Normally, green tea ice cream is made with matcha. The powder creates the characteristic bright green colour. I find matcha a little difficult to find and on the expensive side, so I was delighted when I came across this recipe that used tea bags (or loose tea) instead. While you don't get that vivid green, the flavour is nearly identical if you use enough tea leaves and steep overnight. I used the freshest and highest quality tea that I could find. Try to use loose tea if you can get it; the flavour will be better because the tea can circulate more easily.

I reduced the sugar a little and used a lighter honey to ensure that the delicate tea flavour remains the focus. I also cut the egg yolks down by one because the custard was already rather rich. All the sieving and chilling are necessary steps to make the smoothest ice cream (straining removes stray tea bits and possible curdled egg, and the chilling makes for finer frozen crystals). The cream and egg yolks keep the frozen goodness silky smooth. It serves very nicely straight from the freezer, whether you choose to dish it or just dig in with a big spoon.

Green Tea Ice Cream (made with tea bags)


1 1/2 to 2 cups milk (see Note)

2 Tbs. loose green tea or 6 green tea bags

1 1/2 cups heavy cream

4 egg yolks

1/2 cup sugar

1 1/2 Tbs. honey


In a heavy 2-quart saucepan over medium heat, warm the milk until bubbles form around the edges of the pan, about 5 minutes. Remove from the heat and stir in the loose tea or submerge the tea bags in the hot milk. Let cool to room temperature, then cover and refrigerate for at least 4 hours or up to overnight.

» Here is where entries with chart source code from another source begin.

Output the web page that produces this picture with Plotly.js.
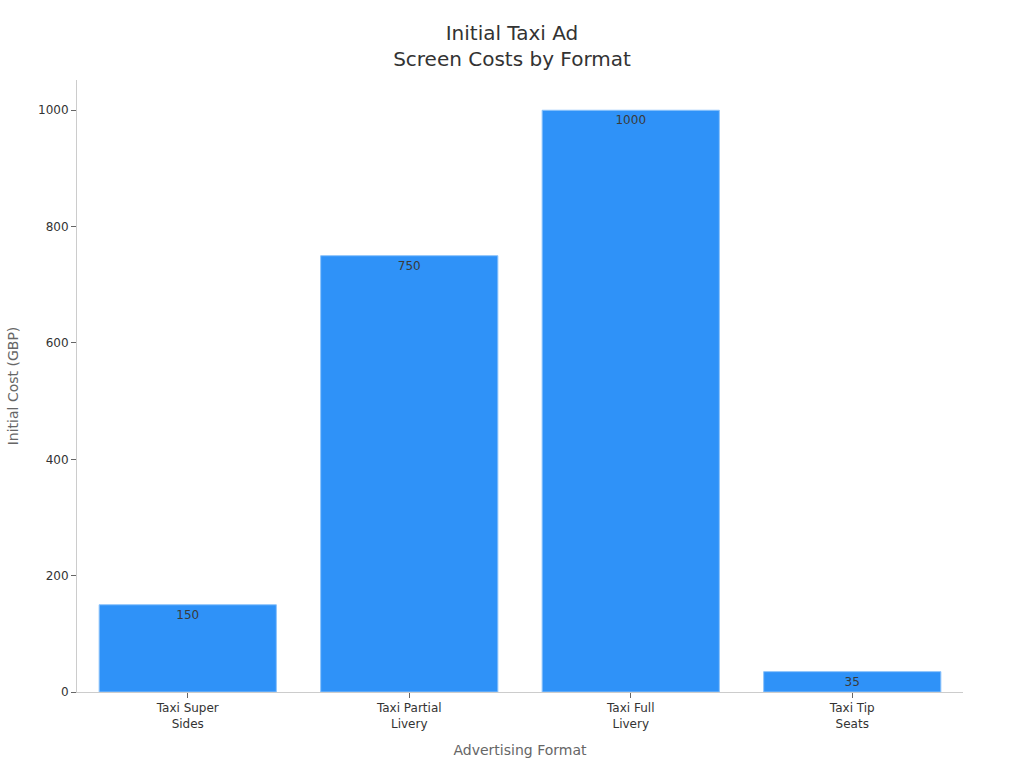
<!DOCTYPE html>
<html><head><meta charset="utf-8">
<script src="https://cdn.plot.ly/plotly-3.0.1.min.js"></script>
<style>html,body{margin:0;padding:0;background:#fff}#chart{width:1024px;height:768px}</style>
</head><body><div id="chart"></div>
<script>
var categories = ["Taxi Super<br>Sides", "Taxi Partial<br>Livery", "Taxi Full<br>Livery", "Taxi Tip<br>Seats"];
var costs = [150, 750, 1000, 35];
var trace = {
  type: 'bar', x: categories, y: costs,
  text: costs.map(String), textposition: 'inside', insidetextanchor: 'end',
  textfont: {family: 'DejaVu Sans', size: 12, color: '#3a3a3a'},
  marker: {color: '#2f92f8', line: {color: '#8cc3fb', width: 1}},
  hoverinfo: 'x+y'
};
var layout = {
  width: 1024, height: 768,
  paper_bgcolor: '#ffffff', plot_bgcolor: '#ffffff',
  font: {family: 'DejaVu Sans', color: '#333333', size: 12},
  title: {text: 'Initial Taxi Ad<br>Screen Costs by Format', x: 0.5, xanchor: 'center', y: 0.948, yanchor: 'top',
    font: {family: 'DejaVu Sans', size: 20, color: '#333333'}},
  margin: {l: 77, r: 61, t: 80, b: 76},
  bargap: 0.2,
  xaxis: {title: {text: 'Advertising Format', font: {size: 14, color: '#666666'}, standoff: 15},
    showline: true, linecolor: '#cccccc', linewidth: 1, ticks: 'outside', ticklen: 5, tickcolor: '#666666',
    tickfont: {size: 12, color: '#333333'}, showgrid: false, zeroline: false},
  yaxis: {title: {text: 'Initial Cost (GBP)', font: {size: 14, color: '#666666'}, standoff: 16},
    range: [0, 1052], tickvals: [0, 200, 400, 600, 800, 1000],
    showline: true, linecolor: '#cccccc', linewidth: 1, ticks: 'outside', ticklen: 5, tickcolor: '#666666',
    tickfont: {size: 12, color: '#333333'}, showgrid: false, zeroline: false},
  showlegend: false
};
Plotly.newPlot('chart', [trace], layout, {displayModeBar: false, staticPlot: true});
</script></body></html>
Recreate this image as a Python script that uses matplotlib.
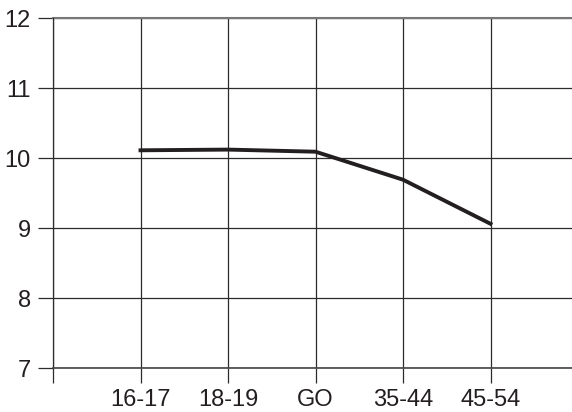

Strain the milk through a fine-mesh sieve into a bowl or remove the tea bags from the milk, gently squeezing them to extract their liquid. In a heavy 2-quart saucepan, combine the tea-infused milk and 1 cup of the cream. Cook over medium heat until bubbles form around the edges of the pan, about 5 minutes.

Meanwhile, in a bowl, combine the egg yolks, sugar and the remaining 1/2 cup cream. Whisk until the sugar dissolves. Gradually whisk about 1/2 cup of the hot milk mixture into the egg mixture until smooth. Pour the egg mixture into the saucepan and add the honey. Cook over medium heat, stirring constantly with a wooden spoon and keeping the custard at a low simmer, until it is thick enough to coat the back of the spoon and leaves a clear trail when a finger is drawn through it, 4 to 6 minutes. Do not allow the custard to boil. Strain through a fine-mesh sieve into a bowl.

Place the bowl in a larger bowl partially filled with ice water, stirring occasionally until cool. Cover with plastic wrap, pressing it directly on the surface of the custard to prevent a skin from forming. Refrigerate until chilled, at least 3 hours or up to 24 hours.

Transfer the custard to an ice cream maker and freeze according to the manufacturer's instructions. Transfer the ice cream to a freezer-safe container. Cover and freeze until firm, at least 3 hours or up to 2 days, before serving. Makes about 1 quart.

Note: If using loose tea, you will need to use 2 cups milk; if using tea bags, use 1 1/2 cups milk.